My mind is a jumble of thoughts at the moment, but the first has to do with this. There's a tiny spark of creativity. Some hope for the future. I'm going to ask those of you to whom I owe writing to stay backed off at the moment (trust me, I'm very aware of the stuff I owe you. It eats at me every day, and I'm actually *gasp* going to start working on it -- just give me time to make a connection to the muse.)
Anyway, first of all, I was thinking of starting a writers group, to post random writing I wouldn't mind criticism on, but would like to keep in a small critical group for the simple reason of not losing first publishing rights, and the simple fear that everything I write is crap. If you'd like to be in this group, leave a message for me here, or email me, or catch me on IRC and let me know you want to be in it. I'm not adding anybody unless they've specifically asked (yes, even you, Patrick). I'd like to think jenny_evergreen and wiredferret for bringing the idea to my attention.
Secondly, I've started work going through The Artist's Way. It, so far, seems like a neat book, and I need to drag my muse out of hiding and back into my life. Being self-identified as a writer and not being able to write has got to be the most frustrating thing on the planet.
My beloved Patrick wrote in his userinfo bio the following line: "If imitation is the sincerest form of flattery, then I guess I'm flattering God." I've always identified with that line. I am a writer. I create. I know God exists, I see His handiwork in the trees and the flowers, and I never feel as alive as when I am creating myself.

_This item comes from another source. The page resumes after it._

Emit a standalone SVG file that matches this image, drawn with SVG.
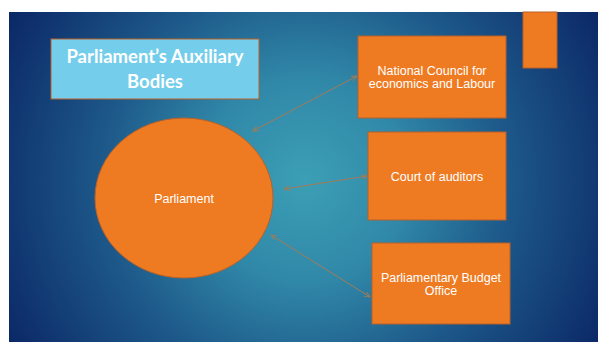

Maybe it's because God is, at heart, an artist, and appreciates the flattery.
Not that I think you have to believe in the god that I believe in, but that's just how I feel. Call it what you want, but I am saying here and now, that I was born to create. And so, dammit, I am going to create. I am going to break through or around this block if it's the last goddamned thing I do, and I vow it now.
I am a creator. I AM a writer. Thus, I will create. I will write. I have to. it's in my blood.
But first, bed.
Tomorrow, I start writing, three pages a day, longhand. But tonight, I just realize I'm a writer. I need that.